--- Required work ---
Output the line that holds "Reproduce this chart with matplotlib.", the line that holds "linewidth=3.5, zorder=4, clip_on=False, transform=shifted)", and every line between them, exactly, but none of the pictures.

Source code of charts

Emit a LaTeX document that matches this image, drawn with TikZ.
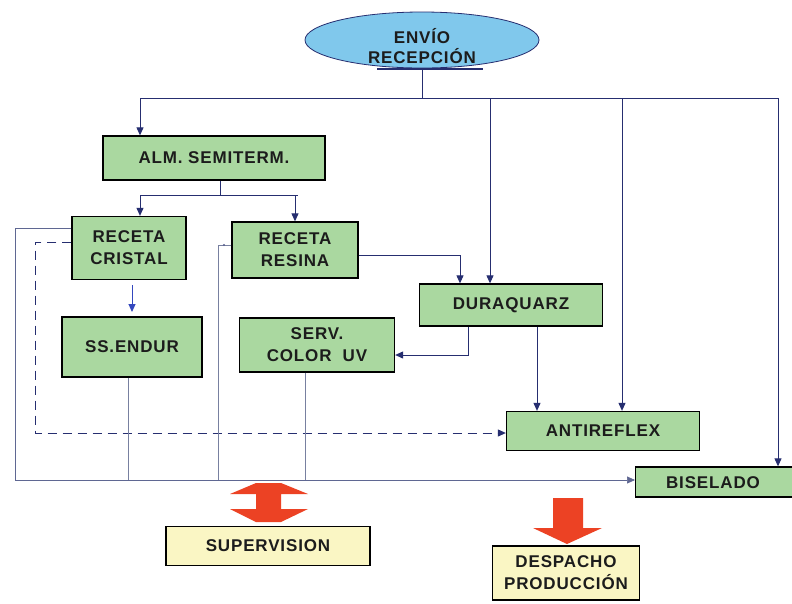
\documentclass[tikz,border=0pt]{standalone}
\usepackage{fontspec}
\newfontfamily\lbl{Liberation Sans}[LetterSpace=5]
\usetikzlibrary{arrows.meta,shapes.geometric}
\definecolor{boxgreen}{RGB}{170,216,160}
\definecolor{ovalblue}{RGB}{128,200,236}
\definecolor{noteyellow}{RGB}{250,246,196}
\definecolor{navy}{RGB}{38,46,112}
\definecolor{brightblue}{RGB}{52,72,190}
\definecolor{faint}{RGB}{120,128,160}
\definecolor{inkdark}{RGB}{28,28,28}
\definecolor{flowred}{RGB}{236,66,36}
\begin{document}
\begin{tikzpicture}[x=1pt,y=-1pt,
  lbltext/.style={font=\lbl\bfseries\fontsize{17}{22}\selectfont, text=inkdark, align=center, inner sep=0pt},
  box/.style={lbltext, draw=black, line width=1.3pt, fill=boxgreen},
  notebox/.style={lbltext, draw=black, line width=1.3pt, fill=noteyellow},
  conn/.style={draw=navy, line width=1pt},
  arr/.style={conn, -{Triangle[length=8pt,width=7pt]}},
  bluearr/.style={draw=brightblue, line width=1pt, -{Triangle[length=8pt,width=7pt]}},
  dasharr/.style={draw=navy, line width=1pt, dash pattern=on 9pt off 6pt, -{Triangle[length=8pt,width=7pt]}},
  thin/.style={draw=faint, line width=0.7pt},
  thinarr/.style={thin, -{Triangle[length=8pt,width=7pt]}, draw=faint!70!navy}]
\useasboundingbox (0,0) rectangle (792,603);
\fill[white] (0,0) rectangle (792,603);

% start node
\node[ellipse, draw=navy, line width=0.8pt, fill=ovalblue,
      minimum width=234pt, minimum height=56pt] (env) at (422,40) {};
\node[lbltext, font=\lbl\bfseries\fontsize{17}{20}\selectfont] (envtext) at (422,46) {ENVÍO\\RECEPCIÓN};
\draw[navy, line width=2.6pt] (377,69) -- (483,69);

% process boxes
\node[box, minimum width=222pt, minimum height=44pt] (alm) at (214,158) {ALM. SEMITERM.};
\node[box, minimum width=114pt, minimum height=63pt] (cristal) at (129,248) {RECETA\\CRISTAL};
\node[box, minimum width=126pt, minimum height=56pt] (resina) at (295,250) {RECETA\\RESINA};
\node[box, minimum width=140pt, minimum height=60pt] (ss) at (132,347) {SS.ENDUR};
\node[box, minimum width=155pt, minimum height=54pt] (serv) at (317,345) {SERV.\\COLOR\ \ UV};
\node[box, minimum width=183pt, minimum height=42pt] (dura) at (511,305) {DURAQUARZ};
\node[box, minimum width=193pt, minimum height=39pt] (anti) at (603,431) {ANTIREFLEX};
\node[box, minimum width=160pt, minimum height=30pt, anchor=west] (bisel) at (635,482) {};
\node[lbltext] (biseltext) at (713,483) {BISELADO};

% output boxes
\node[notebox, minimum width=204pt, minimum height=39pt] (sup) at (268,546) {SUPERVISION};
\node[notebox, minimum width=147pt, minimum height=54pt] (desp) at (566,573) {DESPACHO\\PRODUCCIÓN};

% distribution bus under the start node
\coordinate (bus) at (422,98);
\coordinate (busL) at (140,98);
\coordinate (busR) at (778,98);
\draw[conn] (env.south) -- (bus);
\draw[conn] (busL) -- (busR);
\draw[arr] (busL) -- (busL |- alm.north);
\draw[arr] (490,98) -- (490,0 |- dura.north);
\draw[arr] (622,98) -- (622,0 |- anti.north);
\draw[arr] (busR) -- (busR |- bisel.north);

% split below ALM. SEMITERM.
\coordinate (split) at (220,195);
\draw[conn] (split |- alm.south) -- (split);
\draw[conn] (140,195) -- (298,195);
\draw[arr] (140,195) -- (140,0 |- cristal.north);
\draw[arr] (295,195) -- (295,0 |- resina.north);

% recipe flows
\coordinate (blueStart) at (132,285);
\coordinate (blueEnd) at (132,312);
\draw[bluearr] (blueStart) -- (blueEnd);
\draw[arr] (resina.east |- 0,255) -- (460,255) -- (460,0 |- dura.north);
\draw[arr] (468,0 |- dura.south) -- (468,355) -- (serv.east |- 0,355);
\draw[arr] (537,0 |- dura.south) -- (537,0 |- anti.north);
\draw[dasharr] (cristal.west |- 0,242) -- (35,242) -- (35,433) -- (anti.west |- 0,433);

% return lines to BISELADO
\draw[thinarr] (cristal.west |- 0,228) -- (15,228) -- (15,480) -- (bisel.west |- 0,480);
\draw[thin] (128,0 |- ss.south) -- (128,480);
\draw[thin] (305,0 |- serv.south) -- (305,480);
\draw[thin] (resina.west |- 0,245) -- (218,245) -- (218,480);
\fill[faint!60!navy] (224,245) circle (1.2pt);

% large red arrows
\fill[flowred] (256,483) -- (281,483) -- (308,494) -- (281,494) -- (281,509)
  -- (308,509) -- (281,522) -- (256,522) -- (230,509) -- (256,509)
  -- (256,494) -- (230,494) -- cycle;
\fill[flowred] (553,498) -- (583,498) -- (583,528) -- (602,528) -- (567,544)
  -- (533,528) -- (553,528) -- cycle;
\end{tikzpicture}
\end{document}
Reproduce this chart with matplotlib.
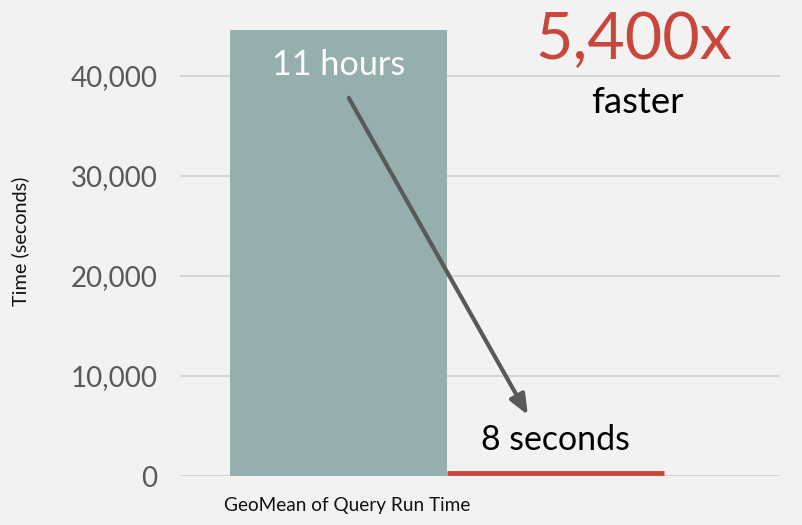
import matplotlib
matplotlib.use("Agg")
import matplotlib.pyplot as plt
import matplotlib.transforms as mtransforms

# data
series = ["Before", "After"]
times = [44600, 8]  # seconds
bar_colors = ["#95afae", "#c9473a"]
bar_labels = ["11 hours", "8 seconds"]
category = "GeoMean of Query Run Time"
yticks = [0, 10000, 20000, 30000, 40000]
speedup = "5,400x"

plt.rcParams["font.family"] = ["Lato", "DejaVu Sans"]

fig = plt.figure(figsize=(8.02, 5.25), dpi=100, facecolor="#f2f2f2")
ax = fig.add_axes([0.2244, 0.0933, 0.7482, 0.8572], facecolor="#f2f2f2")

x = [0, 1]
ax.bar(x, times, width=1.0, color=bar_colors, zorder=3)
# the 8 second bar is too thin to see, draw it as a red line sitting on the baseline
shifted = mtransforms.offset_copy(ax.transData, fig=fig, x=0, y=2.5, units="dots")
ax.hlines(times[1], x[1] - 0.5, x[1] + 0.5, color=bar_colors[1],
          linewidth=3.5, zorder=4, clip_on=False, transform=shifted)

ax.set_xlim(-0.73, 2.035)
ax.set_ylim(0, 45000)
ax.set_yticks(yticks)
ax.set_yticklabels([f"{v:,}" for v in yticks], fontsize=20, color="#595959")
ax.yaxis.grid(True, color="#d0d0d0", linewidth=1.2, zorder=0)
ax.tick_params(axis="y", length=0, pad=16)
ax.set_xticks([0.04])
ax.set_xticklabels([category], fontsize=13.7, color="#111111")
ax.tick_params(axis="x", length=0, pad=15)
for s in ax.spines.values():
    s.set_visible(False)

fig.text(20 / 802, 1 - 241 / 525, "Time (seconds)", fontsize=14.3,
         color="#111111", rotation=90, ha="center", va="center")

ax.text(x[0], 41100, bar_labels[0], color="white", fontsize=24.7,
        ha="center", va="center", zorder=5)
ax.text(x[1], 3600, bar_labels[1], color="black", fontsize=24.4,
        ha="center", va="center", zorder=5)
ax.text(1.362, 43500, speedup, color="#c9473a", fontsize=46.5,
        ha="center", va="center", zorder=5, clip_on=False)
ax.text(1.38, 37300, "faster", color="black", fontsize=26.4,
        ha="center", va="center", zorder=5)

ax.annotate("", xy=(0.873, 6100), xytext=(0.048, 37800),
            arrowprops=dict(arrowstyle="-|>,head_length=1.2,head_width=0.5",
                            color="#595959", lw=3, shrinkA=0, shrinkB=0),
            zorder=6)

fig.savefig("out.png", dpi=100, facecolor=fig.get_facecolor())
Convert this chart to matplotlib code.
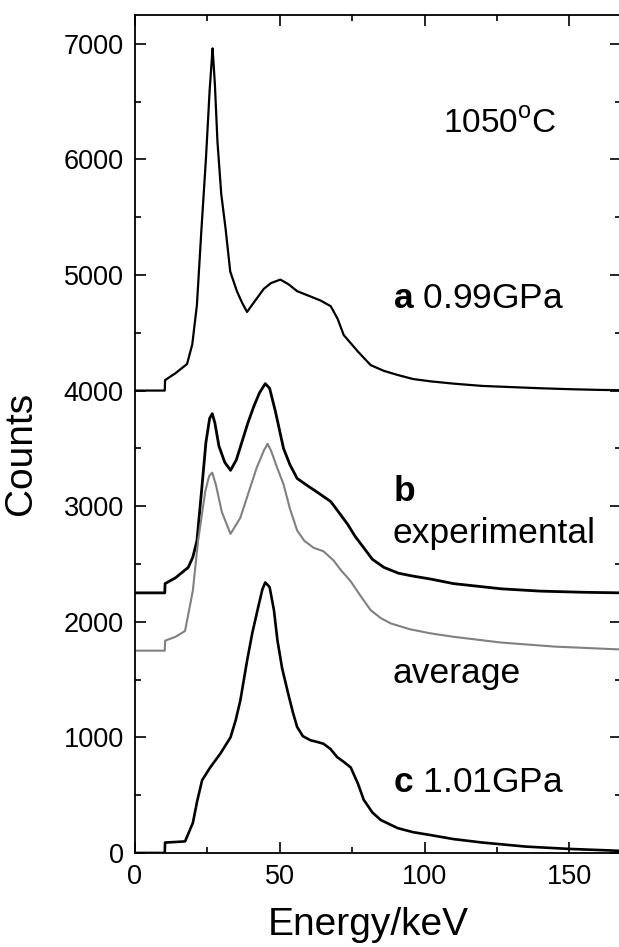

--- Task result ---
Reproduce this chart with matplotlib.
import matplotlib
matplotlib.use("Agg")
import matplotlib.pyplot as plt
import matplotlib.transforms as mtransforms

# data
series = ["Before", "After"]
times = [44600, 8]  # seconds
bar_colors = ["#95afae", "#c9473a"]
bar_labels = ["11 hours", "8 seconds"]
category = "GeoMean of Query Run Time"
yticks = [0, 10000, 20000, 30000, 40000]
speedup = "5,400x"

plt.rcParams["font.family"] = ["Lato", "DejaVu Sans"]

fig = plt.figure(figsize=(8.02, 5.25), dpi=100, facecolor="#f2f2f2")
ax = fig.add_axes([0.2244, 0.0933, 0.7482, 0.8572], facecolor="#f2f2f2")

x = [0, 1]
ax.bar(x, times, width=1.0, color=bar_colors, zorder=3)
# the 8 second bar is too thin to see, draw it as a red line sitting on the baseline
shifted = mtransforms.offset_copy(ax.transData, fig=fig, x=0, y=2.5, units="dots")
ax.hlines(times[1], x[1] - 0.5, x[1] + 0.5, color=bar_colors[1],
          linewidth=3.5, zorder=4, clip_on=False, transform=shifted)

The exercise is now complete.